January 01, 1999

The Russian Lindbergh


On December 15, 1938, sixty years ago, the world of aviation lost one its most famous test pilots and researchers – Valery Chkalov. His name evokes the worldwide boom in aviation development in the 1930s. For Chkalov was the first to make a non-stop transpolar flight from Soviet Russia to the US.

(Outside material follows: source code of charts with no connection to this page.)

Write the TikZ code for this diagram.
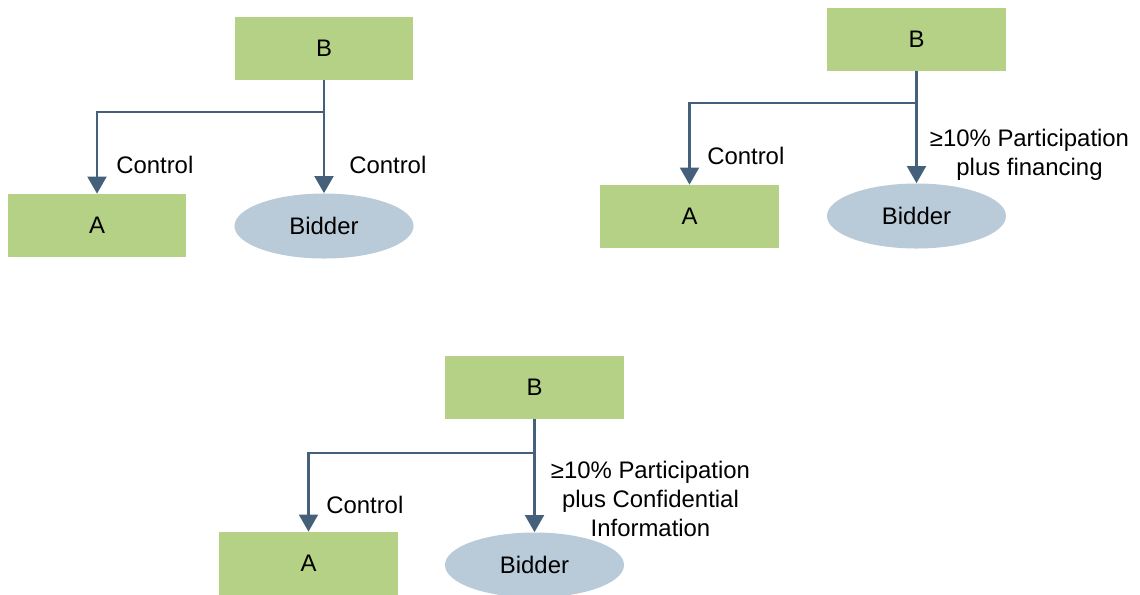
\documentclass[tikz,border=0pt]{standalone}
\usepackage{fontspec}
\setmainfont{Liberation Sans}
\usetikzlibrary{arrows.meta,shapes.geometric}

\definecolor{boxgreen}{HTML}{B5D186}
\definecolor{bidblue}{HTML}{B9CAD8}
\definecolor{linkblue}{HTML}{44607A}

\tikzset{
    firm/.style={fill=boxgreen, minimum width=4.45cm, minimum height=1.575cm, inner sep=0pt},
    bidder/.style={ellipse, fill=bidblue, minimum width=4.475cm, minimum height=1.625cm, inner sep=0pt},
    link/.style={draw=linkblue, line width=2.1pt},
    lbl/.style={inner sep=0pt, align=center}
}

\begin{document}
\begin{tikzpicture}[x=0.025cm, y=-0.025cm, >={Triangle[width=0.47cm,length=0.43cm]},
        every node/.style={font=\fontsize{17}{20.6}\selectfont}]
    \useasboundingbox (0,0) rectangle (1140,594);

    % Nodes
    \node[firm] at (324, 48.5) (b1) {B};
    \node[firm] at (97, 225.5) (a1) {A};
    \node[bidder] at (324, 226) (d1) {Bidder};
    \coordinate (j1) at (324, 112);

    \node[firm] at (916.5, 39.5) (b2) {B};
    \node[firm] at (689.5, 216.5) (a2) {A};
    \node[bidder] at (916.5, 216) (d2) {Bidder};
    \coordinate (j2) at (916.5, 103);

    \node[firm] at (534.5, 387.5) (b3) {B};
    \node[firm] at (308.5, 563.5) (a3) {A};
    \node[bidder] at (534.5, 565) (d3) {Bidder};
    \coordinate (j3) at (534.5, 453);

    % Edges
    \draw[link] (b1) -- (j1);
    \draw[link, ->] (j1) -| (a1);
    \draw[link, ->] (j1) -- (d1);

    \draw[link] (b2) -- (j2);
    \draw[link, ->] (j2) -| (a2);
    \draw[link, ->] (j2) -- (d2);

    \draw[link] (b3) -- (j3);
    \draw[link, ->] (j3) -| (a3);
    \draw[link, ->] (j3) -- (d3);

    % Labels
    \node[lbl, anchor=west] at (116, 165) (c1) {Control};
    \node[lbl, anchor=west] at (349, 165) (c2) {Control};
    \node[lbl, anchor=west] at (707, 156) (c3) {Control};
    \node[lbl] at (1029.5, 154.5) (p2) {≥10\% Participation\\plus financing};
    \node[lbl, anchor=west] at (326, 505) (c4) {Control};
    \node[lbl] at (650.5, 498.5) (p3) {≥10\% Participation\\plus Confidential\\Information};
\end{tikzpicture}
\end{document}
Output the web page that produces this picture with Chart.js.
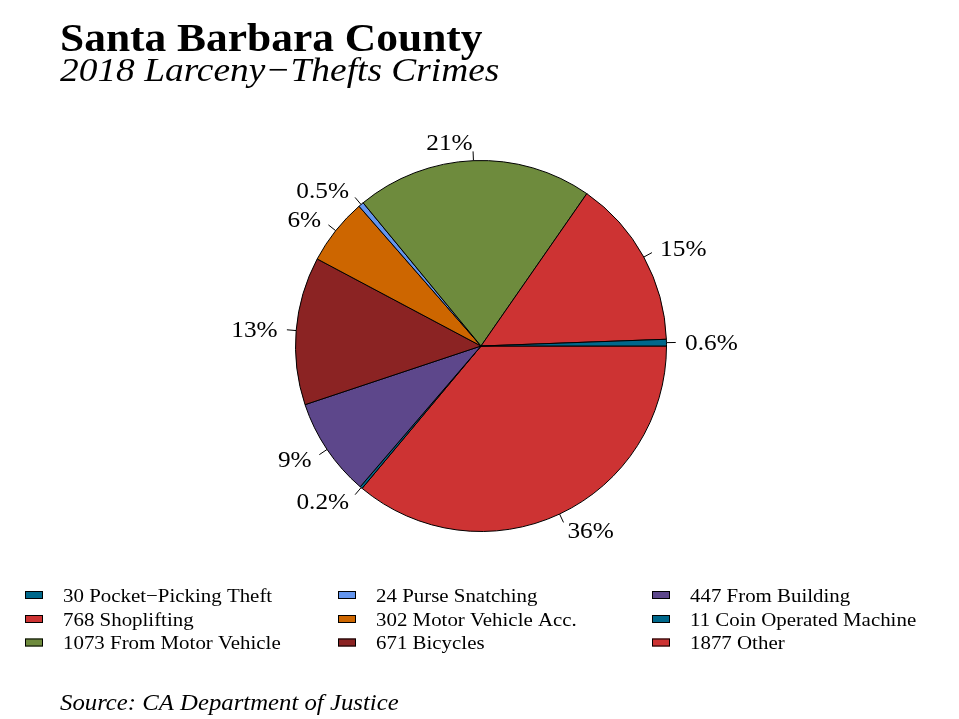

Valery Chkalov was born in 1904 in the village of Vasilyovo, Nizhny Novgorod region (the village is now named after him – Chkalovsk). His father worked as a boiler repairman for steamers sailing down the Volga. In 1919, when civil war was raging in Russia, the 15-year old Chkalov went to work at an aircraft plant as an aircraft assembler. This allowed him to study in depth the technical characteristics of different types of aircraft. In 1921, the capable and promising Chkalov was sent to the Theoretical School of Aviation in Moscow. He graduated two years later, and continued his studies in the aviation schools of Borisoglebsk and Yegorievsk, then at the Higher Pilot School in Moscow.

In 1927, Chkalov married Olga Orekhova, a secondary school teacher. One year later, they had a son, Igor. But there was little time for family life. In 1930, Chkalov became a test-pilot, first at the Scientific Research Institute of Aviation, then at an aviation plant. There he developed a reputation as a risk-taker (when he was a trainee, he got in trouble with his superiors for flying a plane under a bridge spanning Leningrad’s Neva River), but one who knew the nuts and bolts of flying.